Her şeyi yoktan var eden Allah olduğuna göre, var ettiği eserleri değiştiren, evirip çeviren, yöneten ve güç veren de yine Allah’ın kendisidir. Kâinatta her şey sürekli değişim halindedir, halden hale geçmektedir. Hiçbir şey bir kararda durmuyor, değişiyor. Irmaklarda başını taştan taşa vurup akan, denizlerde çalkalanarak dağ gibi dalgalarla kıyıyı vuran suyu buhar haline getirip gökyüzüne çıkarıyor, bazen o suyu katı hale getirip kar ve dolu olarak yağdırıyor. Yeryüzünü kışın bir ölü vaziyetine getirip baharda yeniden ihya ediyor. Demek ki süregelen bir “değişim kanunu” uygulanmaktadır. Bu kanunu koyan ve uygulayan hiç şüphesiz kendisinde değişim olmayan Allahu Teâlâ’dır. Değiştirmeyi sağlamak da ancak kuvvetle olur. Kuvvetin asıl kaynağı ve sahibi de yine Yüce Allah’tır. Her güçlünün gücü Allah tarafından verilmiştir ve bir gün kendisinden alınacaktır.

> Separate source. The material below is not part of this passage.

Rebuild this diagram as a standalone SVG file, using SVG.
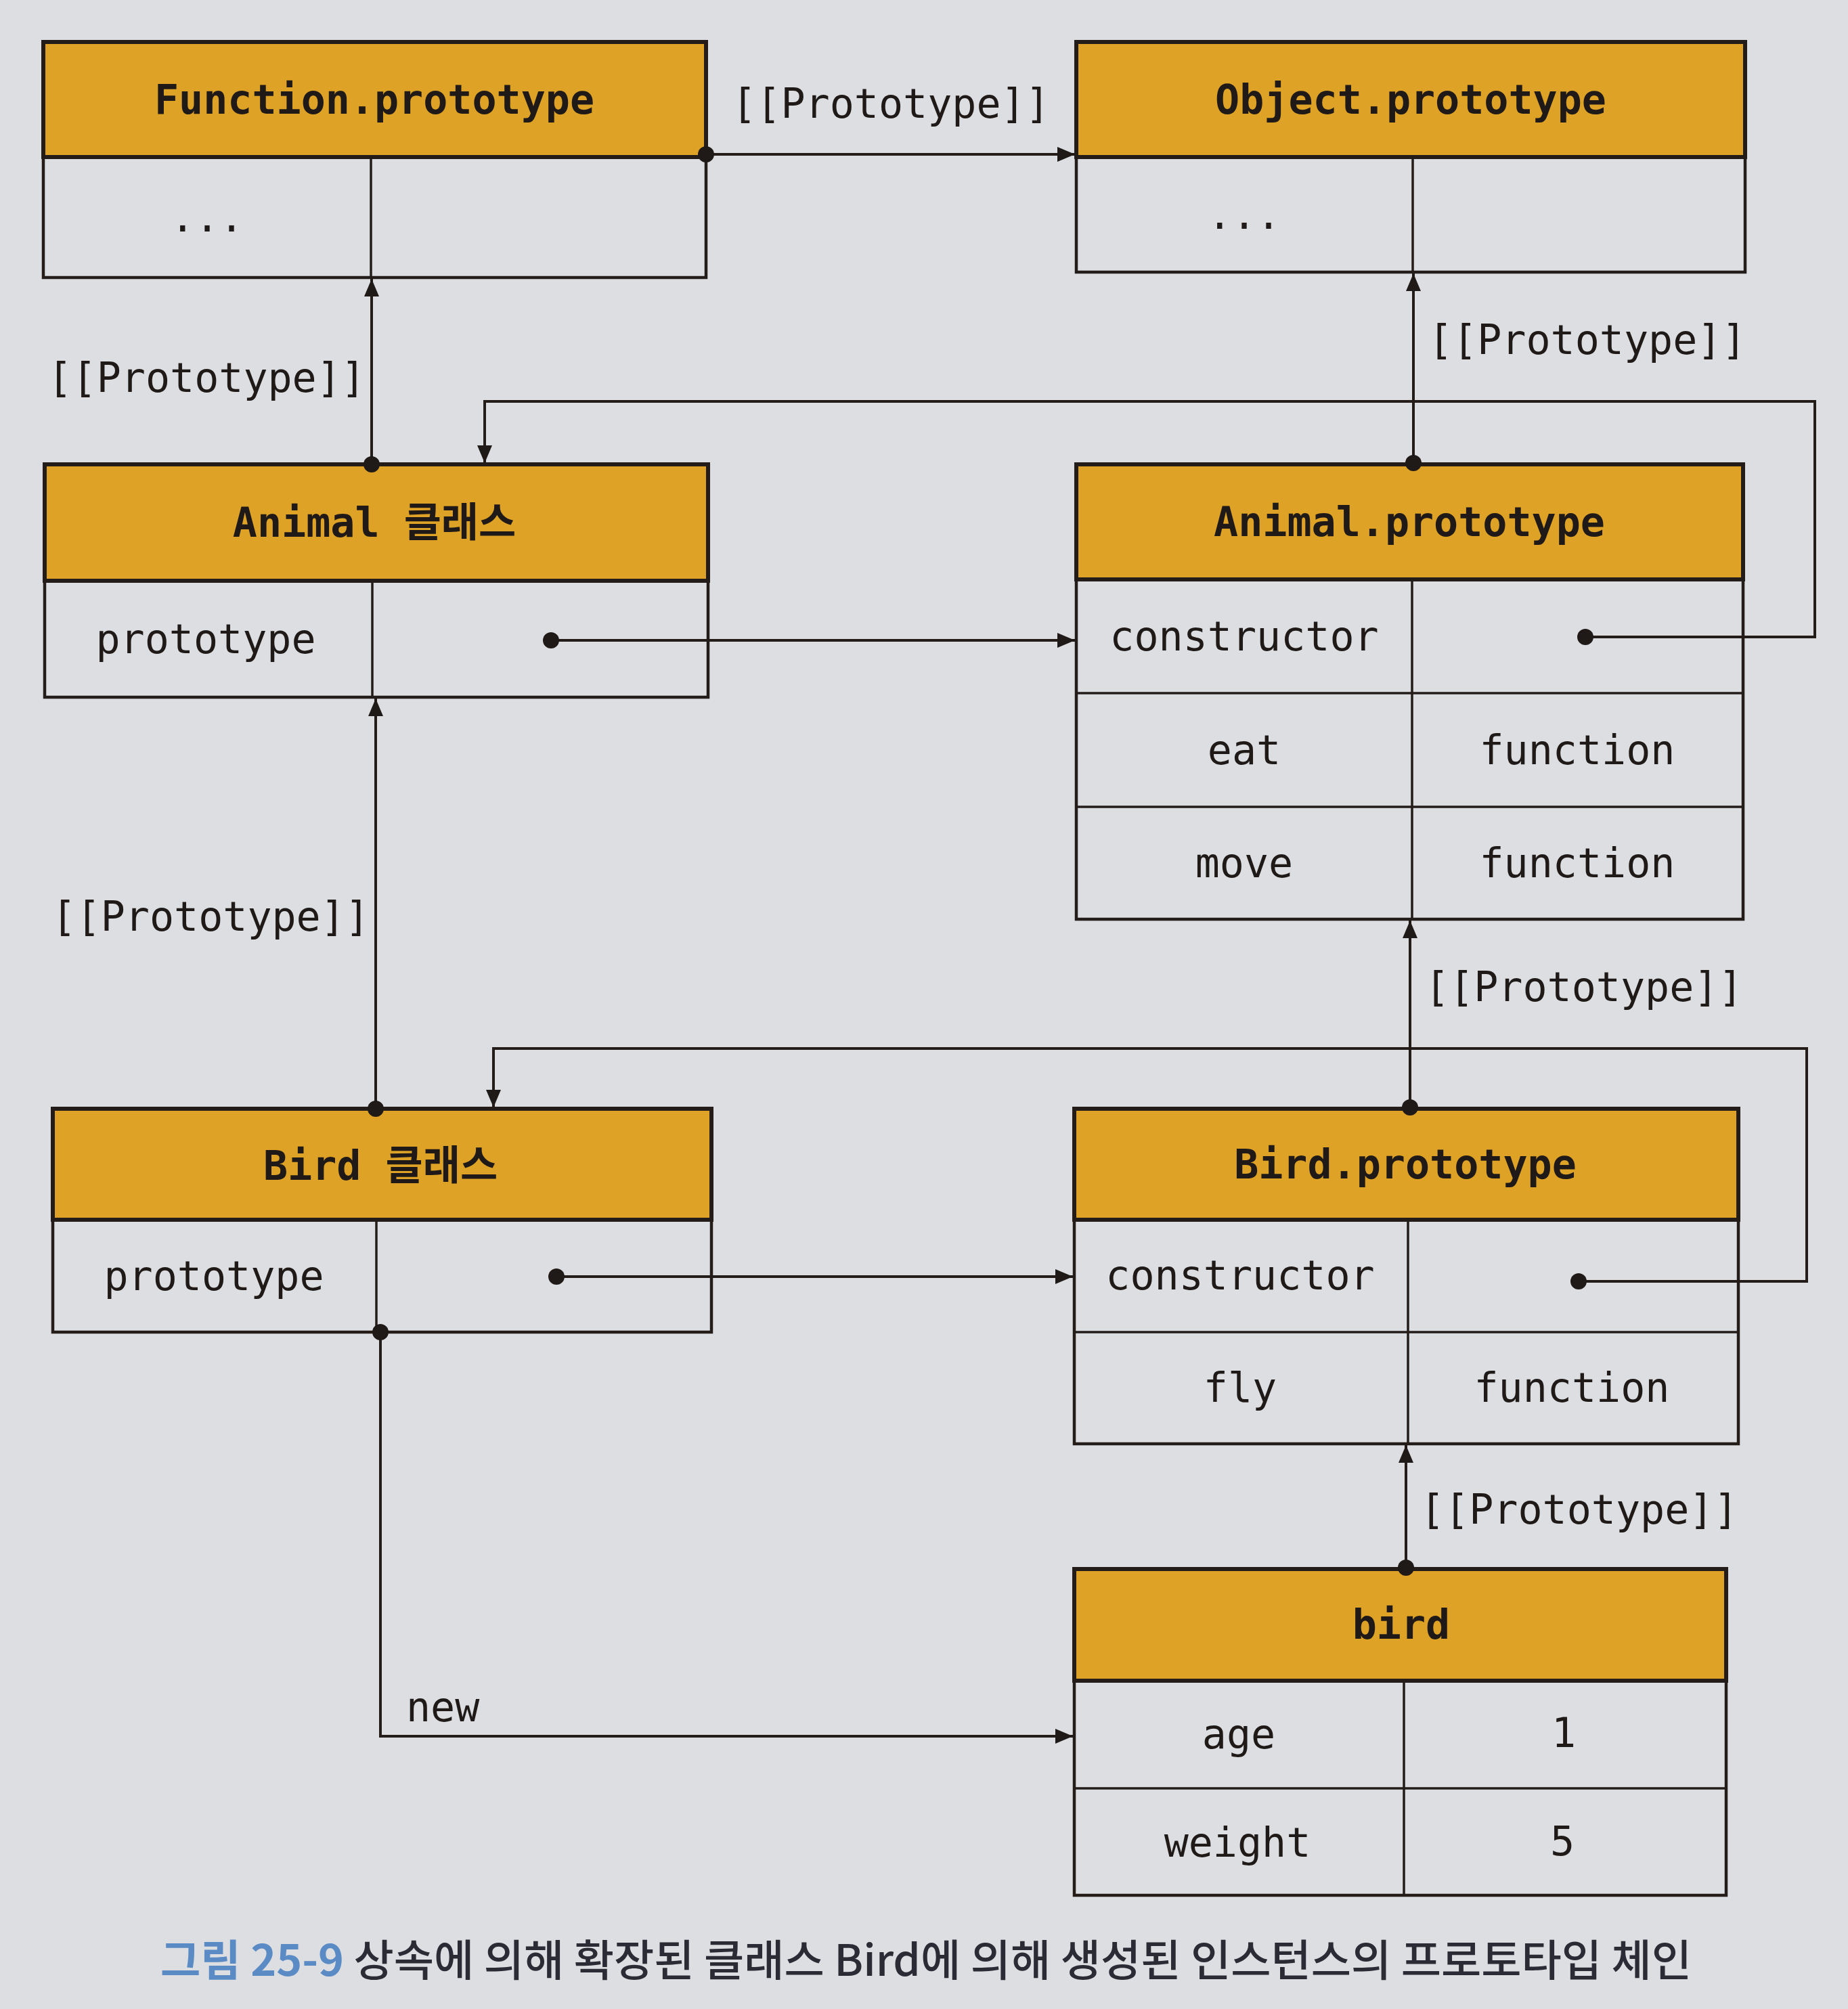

Eşyada da hiçbir güç yoktur. Gücü verenin izni dışında hiçbir güç etki etmez. Bu nedenle İslam inancına göre, totem, tabu gibi eşyada güç olduğuna dair vehim kabul edilemez bir yanlıştır. Bir kısım mahlûkatta uğursuzluk bulunduğu inancı da bu açıdan yanlıştır. Çünkü uğursuzluk, “olumsuzluğa yol açan bir güç” olduğu kuruntusundan kaynaklanır. Peygamberimiz (ASV) bu inancı tümüyle reddetmiştir. Yine bir kısım taş, ağaç, göz boncuğu gibi cisimlerde veya bazı kullarda ya da kabirlerinde yahut mağaralarda olumlu veya olumsuz bir güç bulunduğuna inanmak da “Lâ havle ve lâ kuvvete illa billâh” kutsi cümlesine aykırıdır. Her gün bu cümleyi tekrar edenlerin bu kutsî söze aykırı inanç taşımaları büyük bir cehalettir. Kur’an-ı Kerim, eşyada kuvvet vehmeden insanları şöyle uyarmaktadır: “Allah’ı bırakıp, sana fayda da zarar da veremeyecek olan şeylere yalvarma! Eğer böyle yaparsan kesinlikle zalimlerden olursun!” (Yunus,106) Hiçbir fayda ve zarar verememesi, havl ve kuvvetinin bulunmadığı demektir. Havl ve kuvvet ise Allah’a aittir. Ancak zarar ve fayda veren, kullarına merhamet eden ve her türlü faydayı bahşeden, ahirette de azap edecek olan yalnız Allah’tır. Her fırsatta bu kutsi cümleyi tekrar edenler, eşyada veya Allah’ın dışındaki yaratılmış varlıklarda kuvvet bulunmadığını söylemiş olurlar. Buna rağmen Allah’tan başkasında güç bulunduğunu zannetmek yahut onlardan yardım beklemek İslam inancıyla bağdaşmayan vahim bir çelişkidir.